In November 2010 we entered into negotiations with the NIO on the suggestion of Owen Patterson, in an attempt to resolve the Finucane family’s objection to part of the Inquiries Act 2005. Section 19 of the Act allowed a government minister to overrule decisions by a panel of judges.This was a major change in the law and removed an inquiry’s independence.
During negotiations, the NIO suggested three public inquiry models that might resolve the issue. One was the Baha Mousa Inquiry, which inquired into the death in custody of an Iraqi citizen in 2003 in Basra. This was a short public inquiry established in London in 2008 under the Inquiries Act 2005. It reported very quickly and was relatively inexpensive. The Finucane family opted for this model because S. 19 of the Inquiries Act 2005 was not applied and because the family did not want a lengthy costly inquiry.
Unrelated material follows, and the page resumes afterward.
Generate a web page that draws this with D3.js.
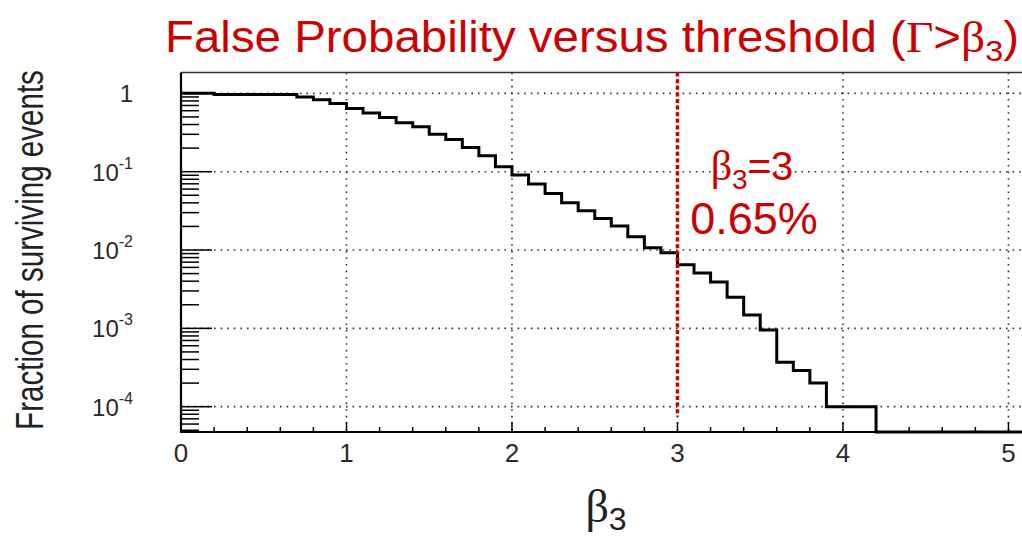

Instead David Cameron ordered a review of the papers, which is a far cry from the public inquiry obligation of the Weston Park agreement 2001, which stipulated that public inquiries would be held in six cases.
The decision meant that the only case in which a Weston Park public inquiry has not been established is the case of Pat Finucane.
This is not about a hierarchy of victims or about elevating Pat Finucane above other victims.
This is about the breach of probably the most significant political agreement in the history of this jurisdiction and that breach can’t be swept under the carpet.
We will continue the campaign for a public judicial inquiry and we will consider all options to achieve the objective, as we have done during the legal team meetings.